Hardly a dull race goes by in Formula One that isn’t in some way blamed on Pirelli, and the straightforward Canadian Grand Prix is no exception.
Not every F1 race has to be an instant classic. In the same way a weekend of football, no matter the code, will inevitably feature at least one fizzer, so too is a season of Formula One liable to produce its fair share of predictable races — and, much like a year’s worth of football, the narrative of a Formula One season isn’t necessarily lesser for it, as 2018’s hotly contested championship can attest.
But that of course doesn’t mean that the F1 spectacle cannot be improved upon in areas that have now been well chronicled — in particular aerodynamics, with the current iteration of technical regulations leading to cars which are tremendously fast in qualifying but which struggle to race alongside one another.

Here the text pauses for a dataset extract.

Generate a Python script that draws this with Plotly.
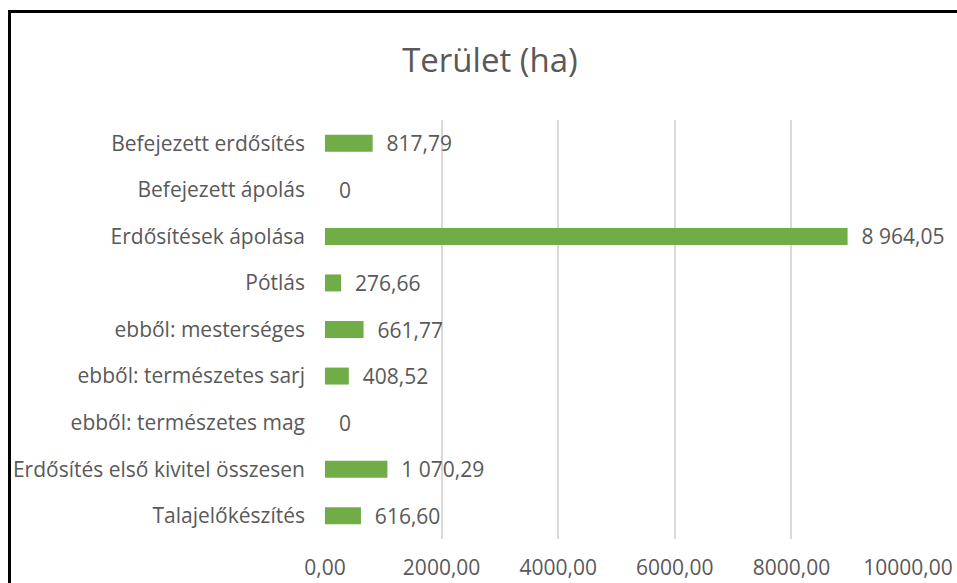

The sport has struggled for years to move away from this damaging aerodynamic philosophy — noteworthy is that the FIA, the commercial rights holder and some teams voted for some last-minute technical changes for 2019 introduction to improve overtaking, a decision FIA president Jean Todt described as “a miracle” — and in the interim has turned to a variety of solutions as workarounds, including the drag reduction system (DRS) and high-degradation tyres.
Both have been controversial, but whereas years of experience with DRS has ensured its effects are no longer disproportionate, Pirelli’s ever evolving range of tyres have created only more consternation.
From its early days producing extremely high-degradation tyres — a shock to drivers who had grown accustomed to Bridgestone’s predictable long-life rubber — to its latter-day implementation of seven tyre compounds in a bid to bring better targeted selections to each race, Pirelli has been scrutinised as heavily as any team or driver for the duration its F1 tenure.
So when the Monaco and Canadian grands prix resulted in surprisingly similar outcomes — conservative one-stop races with limited overtaking — on two markedly different circuits, the suitability of Pirelli’s tyres again took centre stage.
Much of the Canadian Grand Prix was run at a slow and steady rhythm. Most cars were engaged in a race of tyre management to execute a one-stop strategy, a key component of which is to stay at least a second behind the car ahead to stay out of its downforce-disrupting dirty air. Such an approach isn’t conducive to wheel-to-wheel racing, as the lack of on-track passing demonstrated.
The easy criticism to make is that Pirelli’s tyres degrade too easily — that they discourage hard racing and force drivers to drive within themselves rather than push the limits. Indeed that is the end product, as Lewis Hamilton so lamented after the Monaco Grand Prix, but to blame the staid racing on Pirelli for supplying tyres that degrade too quickly is overly simplistic.
Not only is Pirelli commissioned by the sport to deliver tyres with a limited life span, but its stated target this season is to create tyre compounds that will put tyre strategy on a knife edge between one and two stops, opening opportunities for an aggressive two-stopping driver to overwhelm a conservative one-stopping rival.
In theory it’s a formula for exciting raving, but in practice the problem is that Formula One teams don’t think in terms of improving the spectacle.
With the current generation of high-downforce car making overtaking particularly difficult, the old adage of track position being king has become the sport’s defining phrase, so much so that even in a situation where a driver might gain sufficient time on a new tyre to negate the time lost making an additional pit stop, the risk of being unable to retake position is too strong a deterrent.
The results are races like the Canadian Grand Prix, in which preserving Pirelli’s tyres is the principal strategic motivator.
Unfortunately there is no easy solution. First, not every circuit will be so severely affected as these relative outliers in Monaco and Canada — some circuits will be better suited to Pirelli’s graduated compounds and have precisely the desired effect.
But where this isn’t the case, teams are predisposed to take small risks, especially when gains might be marginal, so giving them the tools, as Pirelli has done, isn’t necessarily enough.
Instead a great deal of hope still rests in rules that will ease the aerodynamic problems that make overtaking more difficult — the problems, in other words, that make strategies involving overtaking unattractive.
Only then can we escape the vicious cycle of blame for boring races.